Much of the criticism in the inspector general's July report was directed at Langeman's boss, W. Jay Abbott, the former special agent in charge in Indianapolis, who took the initial report about Nassar from former USA Gymnastics CEO Steve Penny in July 2015.
While his field office was investigating allegations that Nassar had sexually assaulted some of the country's most famous gymnasts during medical appointments, Justice Department investigators found, Abbott met privately with Penny, not to discuss the investigation but rather to discuss a possible job. The two men met at a bar in Indianapolis in October 2015, three months after Penny first provided the FBI with information about Nassar, to discuss a potential job for Abbott as a security officer for the U.S Olympic Committee after he retired from the FBI.
Investigators found Abbott showed "extremely poor judgement" in the relationship he developed with Penny, engaging in a clear conflict of interest and later "made false statements" to OIG investigators about applying for the security job with the USOC "despite clear evidence to the contrary."
Abbott retired from the FBI in January 2018, one month after Nassar pleaded guilty to federal child pornography charges.
In October 2018, Penny was charged with felony evidence tampering after he allegedly ordered the removal of documents from the well-known Karolyi Ranch near Huntsville, Texas. His case is pending. His attorneys have previously told ESPN that any assertion that Penny was trying to curry favor with Abbott by helping him find a post-retirement job with the USOC is "absurd."
"The only favor that Steve wanted from Agent Abbott or anyone at the FBI was for them to promptly and thoroughly investigate Nassar," the attorneys said.

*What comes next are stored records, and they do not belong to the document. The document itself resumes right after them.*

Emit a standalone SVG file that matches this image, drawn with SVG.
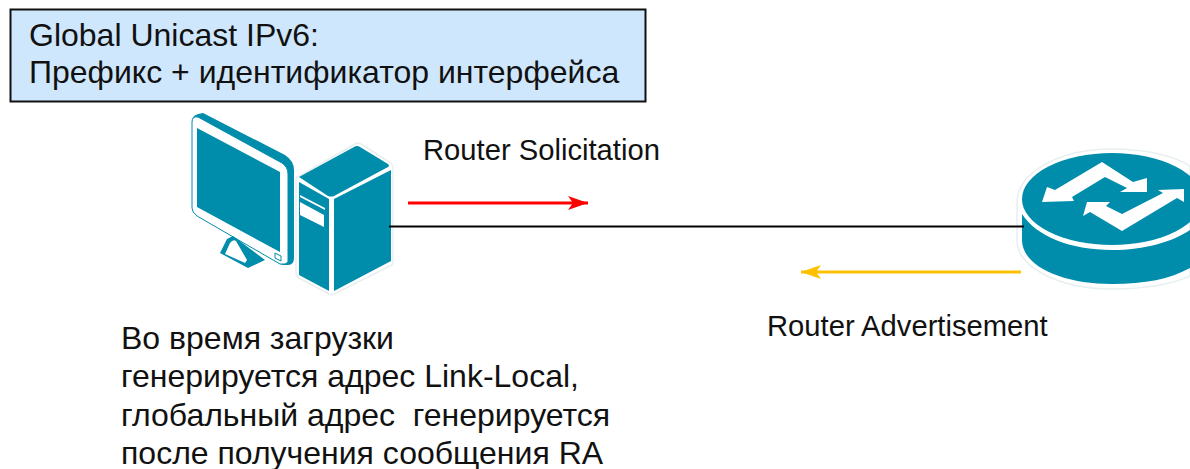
<svg xmlns="http://www.w3.org/2000/svg" width="1190" height="469" viewBox="0 0 1190 469">
<style>
text{font-family:"Liberation Sans",Arial,sans-serif;fill:#111;white-space:pre}
.big{font-size:32px}
.lbl{font-size:29.200px}
.teal{fill:#008CAB}
.wht{fill:#fff}
.halo{fill:#fff;stroke:#e8eff1;stroke-width:1.500}
</style>
<defs>
<marker id="r" markerUnits="userSpaceOnUse" markerWidth="20" markerHeight="14" refX="20" refY="7" orient="auto"><path d="M0 0L20 7L0 14L5 7Z" fill="#f00"/></marker>
<marker id="y" markerUnits="userSpaceOnUse" markerWidth="20" markerHeight="14" refX="20" refY="7" orient="auto"><path d="M0 0L20 7L0 14L5 7Z" fill="#FFC000"/></marker>
</defs>
<rect width="1190" height="469" fill="#fff"/>
<g id="title"><rect x="10.500" y="9.500" width="635" height="92" fill="#CFE7FD" stroke="#111" stroke-width="2"/>
<text class="big" x="29" y="46">Global Unicast IPv6:</text>
<text class="big" x="29" y="83">Префикс + идентификатор интерфейса</text></g>
<g id="host">
<path class="teal" d="M192 121Q192 114 203 113L285 155Q294 161 294 170V258Q294 265 288 265H282L192 210Z"/>
<path class="wht" stroke="#008CAB" stroke-width="1" d="M192 122Q192 116 198 117L282 163Q288 167 288 174V262Q286 265 280 264L197 216Q192 212 192 208Z"/>
<path class="teal" d="M197 128L280 172V252L197 207Z"/>
<path class="teal" d="M220 253L227 239L233 236L265 260L248 268Z"/>
<path class="wht" d="M225 254L230 243Q233 239 236 241L247 260L245 263Z"/>
<path class="wht" d="M275 253L281 256V261L275 258Z" stroke="#008CAB" stroke-width="1"/>
<path class="halo" d="M296 178L355 144Q358 142 361 144L391 163Q393 165 393 168V262Q393 265 390 266L334 294Q331 295 329 294L299 278Q296 276 296 273Z"/>
<path class="teal" d="M299 177L354 147Q357 145 360 147L388 164Q390 166 388 167L334 196Q331 197 328 196Z"/>
<path class="teal" d="M299 182L329 199V291L299 275Z"/>
<path class="teal" d="M334 199L391 170V261L334 291Z"/>
<path class="wht" d="M300 195L325 208V210L300 197Z"/>
<path class="wht" d="M300 202L324 215V227L300 215Z"/>
</g>
<g id="router">
<path class="halo" d="M1017 203C1017 172 1060 149 1112 149C1150 149 1178 158 1190 166V276C1170 285 1145 289 1112 289C1060 289 1017 268 1017 240Z"/>
<path class="teal" d="M1022 214C1036 236 1070 250 1112 250C1145 250 1172 242 1190 230V268C1170 279 1145 284 1112 284C1062 284 1022 266 1022 240Z"/>
<ellipse class="teal" cx="1112" cy="199" rx="90" ry="46"/>
<path class="wht" d="M1042 202L1047 187L1055 190L1102 162L1133 182L1147 178V192L1120 192L1127 188L1105 177L1072 197L1074 201Z"/>
<path class="wht" d="M1184 189V202L1177 198L1122 231L1090 212L1083 216L1087 202L1110 202L1106 206L1122 214L1163 193L1158 190Z"/>
</g>
<g id="connectors">
<path d="M389 226.500H1024" stroke="#000" stroke-width="2" fill="none"/>
<path d="M408 203H588" stroke="#f00" stroke-width="3" fill="none" marker-end="url(#r)"/>
<path d="M1021 272H801" stroke="#FFC000" stroke-width="3" fill="none" marker-end="url(#y)"/>
</g>
<g id="label-rs"><text class="lbl" x="423" y="160">Router Solicitation</text></g>
<g id="label-ra"><text class="lbl" x="767" y="336">Router Advertisement</text></g>
<g id="note">
<text class="big" x="121" y="349">Во время загрузки</text>
<text class="big" x="121" y="387">генерируется адрес Link-Local,</text>
<text class="big" x="121" y="426">глобальный адрес  генерируется</text>
<text class="big" x="121" y="464">после получения сообщения RA</text>
</g>
</svg>
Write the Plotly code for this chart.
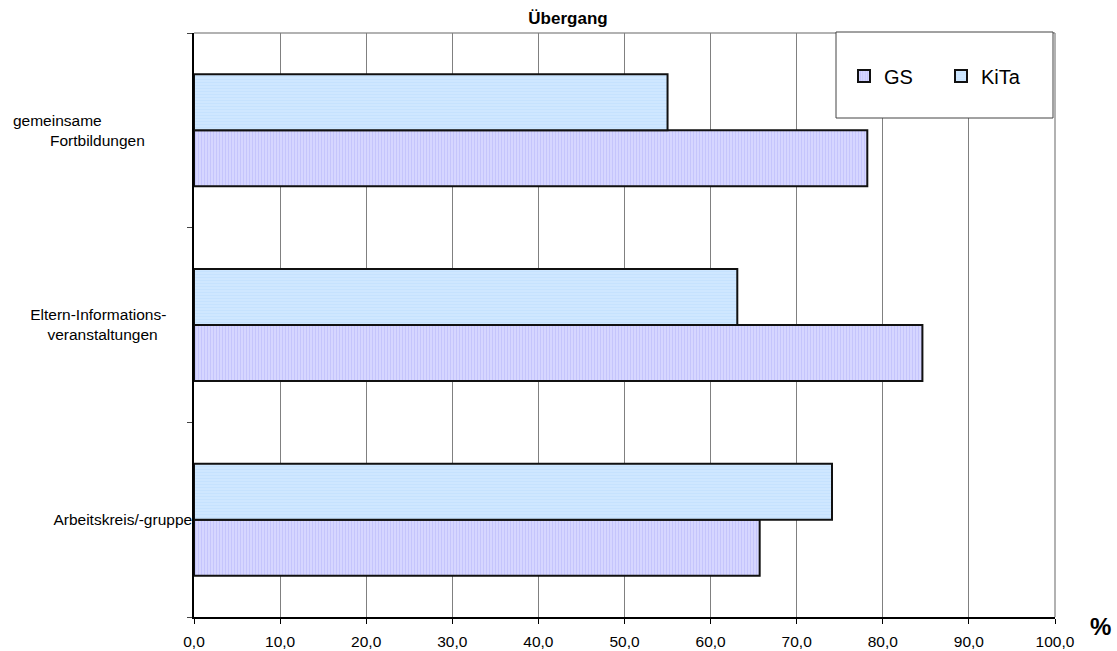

Nassar remains in federal prison, where he is serving a 60-year sentence for child pornography charges that stem from material police found on his property in September 2016. He also pleaded guilty in 2018 to 10 counts of first-degree criminal sexual conduct in Michigan state court, which added as long as 175 years to his prison sentence.
Biles also called for officials from USAG and the U.S. Olympic & Paralympic Committee to be held accountable. "This is the largest case of sexual abuse in the history of American sport, and although there has been an independent investigation of the FBI's handling of the case, neither USAG nor the USOPC have ever been made the subject of the same level of scrutiny," Biles said.